Organisational skills

In a workplace being organised and understanding what is going on is an essential skill, especially when collaborating with others. If however your sense of time and your ability to follow processes is challenging, then this can make life very difficult. We often assume that having a calendar allows us to be organised, but what we take for granted is that there are a whole bunch of skills around making that calendar work for us. These include building in time to do post and pre-meeting work, accounting for travel and building in buffers to deal with unexpected situations.

Not being able to organise effectively can be very debilitating but through co-building processes, the individual’s situation can be improved dramatically.

Time management

Having a sense of time and being able to estimate time effectively are again essential skills within our current workplaces.
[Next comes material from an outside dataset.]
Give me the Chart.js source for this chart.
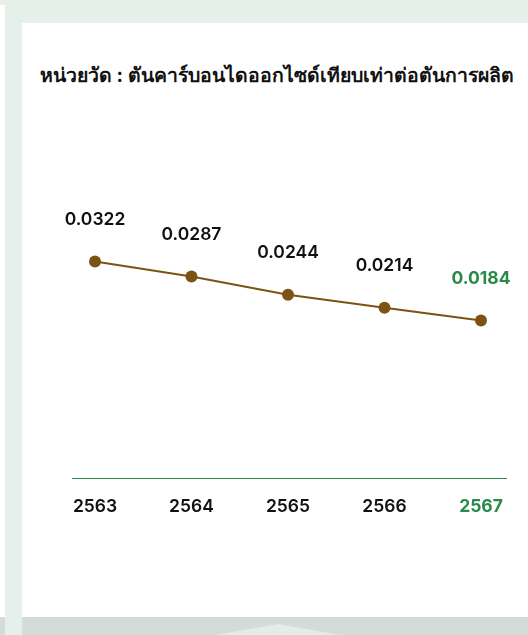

If you are unable to do this effectively it can detract from your credibility in the workplace. For some individuals, this could just be that they have no sense of time, while for others they may be overwhelmed by the sensory inputs from their environment.
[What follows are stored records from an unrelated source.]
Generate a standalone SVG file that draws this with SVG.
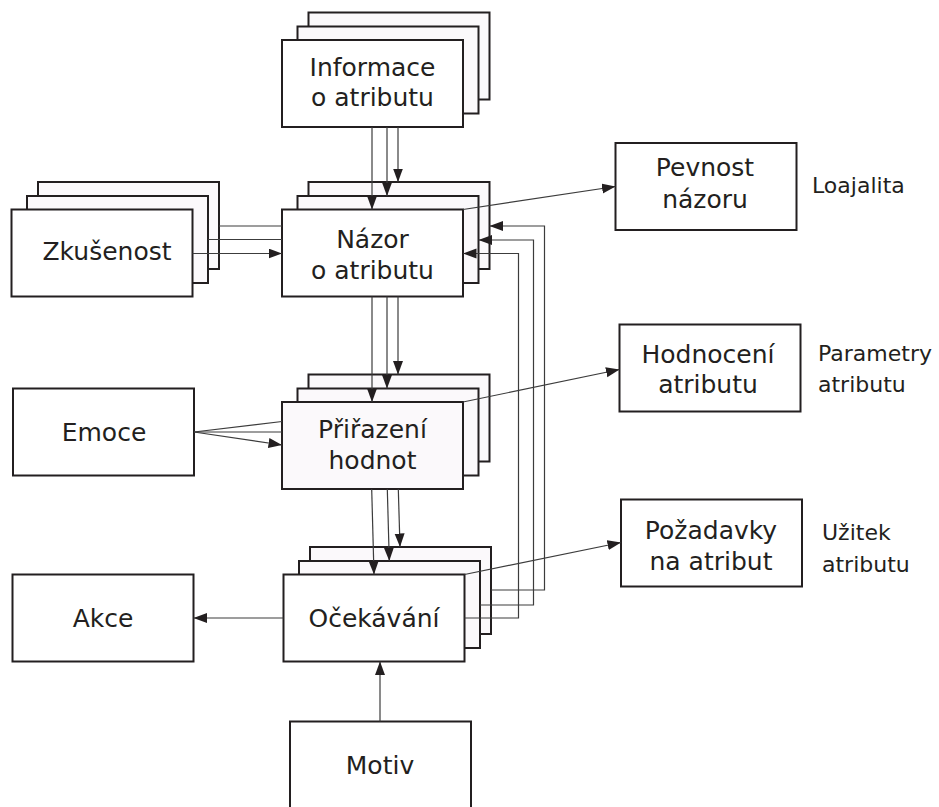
<svg xmlns="http://www.w3.org/2000/svg" width="939" height="807" viewBox="0 0 939 807">
  <style>
    .box { fill: #ffffff; stroke: #231f20; stroke-width: 2; }
    .tint { fill: #fbf9fb; stroke: #231f20; stroke-width: 2; }
    .t { font-family: "DejaVu Sans", Verdana, sans-serif; font-size: 25px; fill: #231f20; text-anchor: middle; }
    .lbl { font-family: "DejaVu Sans", Verdana, sans-serif; font-size: 22px; fill: #231f20; }
    .c { fill: none; stroke: #3c3c3c; stroke-width: 1.2; }
    .ca { fill: none; stroke: #3c3c3c; stroke-width: 1.2; marker-end: url(#arr); }
  </style>
  <defs>
    <marker id="arr" markerUnits="userSpaceOnUse" markerWidth="15" markerHeight="11" refX="13.5" refY="5" orient="auto">
      <path d="M0,0 L13.5,5 L0,10 Z" fill="#231f20"/>
    </marker>
  </defs>
  <rect width="939" height="807" fill="#ffffff"/>

  <!-- stacked nodes -->
  <g id="informace">
    <rect class="tint" x="308.5" y="12.5" width="181" height="87"/>
    <rect class="tint" x="297.5" y="26.5" width="181" height="87"/>
    <rect class="box" x="282" y="40" width="181" height="87"/>
    <text class="t" x="372.5" y="76">Informace</text>
    <text class="t" x="372.5" y="106">o atributu</text>
  </g>
  <g id="zkusenost">
    <rect class="tint" x="38" y="182" width="181" height="87"/>
    <rect class="tint" x="27" y="196" width="181" height="87"/>
    <rect class="box" x="11.5" y="209.5" width="181" height="87"/>
    <text class="t" x="107" y="260">Zkušenost</text>
  </g>
  <g id="nazor">
    <rect class="tint" x="308.5" y="182" width="181" height="87"/>
    <rect class="tint" x="297.5" y="196" width="181" height="87"/>
    <rect class="box" x="282" y="209.5" width="181" height="87"/>
    <text class="t" x="372.5" y="248">Názor</text>
    <text class="t" x="372.5" y="279">o atributu</text>
  </g>
  <g id="prirazeni">
    <rect class="tint" x="308.5" y="374.5" width="181" height="87"/>
    <rect class="tint" x="297.5" y="388.5" width="181" height="87"/>
    <rect class="tint" x="282" y="402" width="181" height="87"/>
    <text class="t" x="372.5" y="438">Přiřazení</text>
    <text class="t" x="372.5" y="469">hodnot</text>
  </g>
  <g id="ocekavani">
    <rect class="tint" x="310" y="547" width="181" height="87"/>
    <rect class="tint" x="299" y="561" width="181" height="87"/>
    <rect class="box" x="283.5" y="574.5" width="181" height="87"/>
    <text class="t" x="374" y="627">Očekávání</text>
  </g>

  <!-- single nodes -->
  <g id="emoce">
    <rect class="box" x="13" y="388.5" width="181" height="87"/>
    <text class="t" x="104" y="441">Emoce</text>
  </g>
  <g id="akce">
    <rect class="box" x="12.5" y="574.5" width="181" height="87"/>
    <text class="t" x="103" y="627">Akce</text>
  </g>
  <g id="motiv">
    <rect class="box" x="290" y="721.5" width="181" height="100"/>
    <text class="t" x="380" y="774">Motiv</text>
  </g>
  <g id="pevnost">
    <rect class="box" x="615.5" y="143" width="181" height="87"/>
    <text class="t" x="705" y="176">Pevnost</text>
    <text class="t" x="705" y="208">názoru</text>
    <text class="lbl" x="812" y="193">Loajalita</text>
  </g>
  <g id="hodnoceni">
    <rect class="box" x="619.5" y="324.5" width="181" height="87"/>
    <text class="t" x="708" y="363">Hodnocení</text>
    <text class="t" x="708" y="393">atributu</text>
    <text class="lbl" x="818" y="361">Parametry</text>
    <text class="lbl" x="818" y="392">atributu</text>
  </g>
  <g id="pozadavky">
    <rect class="box" x="621" y="499.5" width="181" height="87"/>
    <text class="t" x="711" y="539">Požadavky</text>
    <text class="t" x="711" y="570">na atribut</text>
    <text class="lbl" x="822" y="540">Užitek</text>
    <text class="lbl" x="822" y="572">atributu</text>
  </g>

  <!-- connectors -->
  <g id="connectors">
    <!-- Informace -> Názor -->
    <path class="ca" d="M372,127 V209.5"/>
    <path class="ca" d="M387,127 V196"/>
    <path class="ca" d="M398,127 V182"/>
    <!-- Zkušenost -> Názor -->
    <path class="c" d="M219,226 H282"/>
    <path class="c" d="M208,239.5 H282"/>
    <path class="ca" d="M192.5,253.5 H282"/>
    <!-- Názor -> Přiřazení -->
    <path class="ca" d="M372,296.5 V402"/>
    <path class="ca" d="M387,296.5 V388.5"/>
    <path class="ca" d="M398,296.5 V374.5"/>
    <!-- Emoce -> Přiřazení -->
    <path class="c" d="M194,432 L282,421.5"/>
    <path class="c" d="M194,432 H282"/>
    <path class="ca" d="M194,432 L282,445"/>
    <!-- Přiřazení -> Očekávání -->
    <path class="ca" d="M371.7,489 L374,574.5"/>
    <path class="ca" d="M387.3,489 L389.3,561"/>
    <path class="ca" d="M398.3,489 L400,547"/>
    <!-- Očekávání feedback -> Názor -->
    <path class="ca" d="M491,590 H544.5 V226 H489.5"/>
    <path class="ca" d="M480,605 H533.5 V240 H478.5"/>
    <path class="ca" d="M464.5,618 H518.5 V253.5 H463"/>
    <!-- Očekávání -> Akce -->
    <path class="ca" d="M283.5,618 H193.5"/>
    <!-- Motiv -> Očekávání -->
    <path class="ca" d="M380,721.5 V661.5"/>
    <!-- outputs to the right -->
    <path class="ca" d="M463,209.5 L615.5,186.5"/>
    <path class="ca" d="M463,402 L619.5,369.5"/>
    <path class="ca" d="M464.5,574.5 L621,542.5"/>
  </g>
</svg>
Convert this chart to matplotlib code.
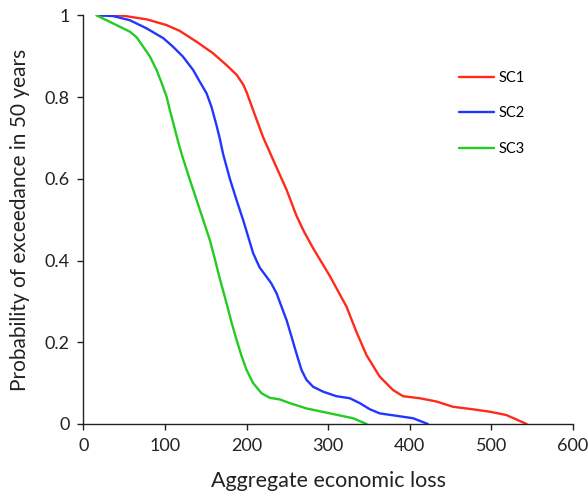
import matplotlib
matplotlib.use("Agg")
import matplotlib.pyplot as plt

plt.rcParams['font.family'] = ['Lato', 'DejaVu Sans']

# exceedance curves
sc1_x = [20, 35, 49, 78, 102, 118, 139, 159, 175.5, 188, 196, 200, 208, 220,
         232.6, 249, 261, 270, 281.5, 302, 322.4, 334.6, 347, 363, 379.4, 391.7,
         412, 432.6, 453, 477, 498, 518, 543]
sc1_y = [1.0, 1.0, 0.999, 0.990, 0.976, 0.962, 0.935, 0.907, 0.878, 0.854,
         0.830, 0.812, 0.768, 0.703, 0.646, 0.573, 0.510, 0.472, 0.430, 0.362,
         0.287, 0.225, 0.168, 0.116, 0.083, 0.068, 0.063, 0.055, 0.042, 0.036,
         0.030, 0.022, 0.0]

sc2_x = [20, 36.7, 57, 77.6, 98, 110, 122, 134.6, 142.8, 151, 157, 163, 167,
         171.3, 179.5, 187.7, 195.8, 202, 208, 216, 224.5, 230, 236.7, 242.8,
         249, 255, 261, 267.3, 273.4, 281.5, 293.8, 310, 326.4, 338.7, 351, 363,
         383.6, 404, 422]
sc2_y = [1.0, 0.998, 0.988, 0.968, 0.944, 0.923, 0.899, 0.866, 0.837, 0.809,
         0.776, 0.732, 0.700, 0.660, 0.600, 0.548, 0.499, 0.458, 0.418, 0.383,
         0.360, 0.345, 0.320, 0.287, 0.254, 0.214, 0.173, 0.132, 0.108, 0.091,
         0.079, 0.068, 0.063, 0.051, 0.036, 0.026, 0.020, 0.014, 0.0]

sc3_x = [16, 36.7, 57, 65.4, 73.4, 81.6, 89.8, 96, 102, 106, 110, 114, 118,
         122.4, 130.6, 138.8, 146.9, 155, 161.2, 167.3, 175.5, 181.6, 187.7,
         193.9, 200, 208, 218.4, 228.5, 240.8, 253, 273.4, 302, 330.5, 347]
sc3_y = [1.0, 0.980, 0.960, 0.946, 0.923, 0.899, 0.866, 0.834, 0.801, 0.768,
         0.738, 0.707, 0.677, 0.648, 0.597, 0.548, 0.499, 0.450, 0.403, 0.355,
         0.295, 0.248, 0.206, 0.166, 0.132, 0.100, 0.075, 0.064, 0.060, 0.051,
         0.038, 0.026, 0.014, 0.0]

series = [("SC1", sc1_x, sc1_y, "#ff2a1a"),
          ("SC2", sc2_x, sc2_y, "#2236ff"),
          ("SC3", sc3_x, sc3_y, "#22cc22")]

fig = plt.figure(figsize=(5.88, 4.91), dpi=100)
ax = fig.add_axes([0.1417, 0.1365, 0.833, 0.8323])

for name, xs, ys, col in series:
    ax.plot(xs, ys, color=col, lw=1.7, label=name,
            solid_capstyle='round', solid_joinstyle='round')

ax.set_xlim(0, 600)
ax.set_ylim(0, 1)
ax.set_xticks([0, 100, 200, 300, 400, 500, 600])
ax.set_yticks([0, 0.2, 0.4, 0.6, 0.8, 1])
ax.set_yticklabels(['0', '0.2', '0.4', '0.6', '0.8', '1'])

for s in ['top', 'right']:
    ax.spines[s].set_visible(False)
for s in ['left', 'bottom']:
    ax.spines[s].set_color('#222222')
    ax.spines[s].set_linewidth(1.0)
ax.tick_params(direction='out', length=4, width=1, color='#222222',
               labelsize=13, labelcolor='#222222', pad=6)

ax.set_xlabel('Aggregate economic loss', fontsize=15.5, color='#222222',
              labelpad=12)
ax.set_ylabel('Probability of exceedance in 50 years', fontsize=15,
              color='#222222', labelpad=10)

ax.legend(loc='upper left', bbox_to_anchor=(0.74, 0.895), frameon=False,
          fontsize=10.5, handlelength=2.4, handletextpad=0.3, labelspacing=1.45)

fig.savefig('out.png', dpi=100)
There are various solutions to this difficulty, including the use of alarms and wearable technology. It is important to work with the individual to understand their unique working environment and how time management affects them.


Some individuals feel that they are unable to share or not aware of their neurodivergent traits and as a result, try and mask them. This can often mean that they spend far more time working on tasks than their colleagues. This type of behaviour can generate a considerable amount of anxiety, especially when coupled with change. This is because the individual may well be barely hanging in there when they need to reconsider changing all their strategies.

Spending time assessing an individual to help them understand their traits and how these impact their work is invaluable. It can help them flourish and become their true self at work. This should focus on amplifying their strengths and building strategies to help mitigate their difficulties.

Don’t underestimate the power that these changes can have

Christopher Reeve the actor who played Superman, paralysed in a horse-riding accident in 1995 – put it like this.

“When the first Superman movie came out, I was frequently asked, ‘what is a hero?’ I remember the glib response I repeated so many times. The answer was that a hero is someone who commits the courageous action without considering the consequences – the soldier who crawls out of the foxhole to drag an injured buddy to safety. Now my definition is completely different. I think a hero is an ordinary individual who finds strength to persevere and endure in spite of overwhelming obstacles.”

Unfortunately, overwhelming obstacles are present for many individuals with neurodivergent traits and if we do not change this then our organisations will be poorer for it with implications including:

  • Non-compliance under the equality act 2010.
  • Attrition of staff who can add value to our organisations.
  • Loss of competitive advantage and innovation.

To this point, we have discussed supporting the individual. It is important that changes to support the individual are not sticking plasters, but instead part of an organisational wide environmental support.

The road to success

This journey starts with raising awareness of neurodiversity and specifically neurodivergent traits. This mustn’t be a sheep dip approach, yes neurodiversity training is good, but it needs to be supported by mentoring and coaching for managers and leaders of neurodivergent staff.

This then needs to be supported with high-quality processes that are easy to understand and are embedded across the organisations, (not buried at the bottom of some old filing cabinet).

For example:

  • It should be obvious where to seek support.
  • It should be clear how you will be treated.
  • It should be clear what you can expect to happen and when.

Is there an opportunity to be assessed by a professional who can look at your strengths and difficulties and then be given tailored help and support to amplify your strengths and manage your difficulties?

If you have met one person with neurodivergent traits, you have met one person as we are all uniquely different.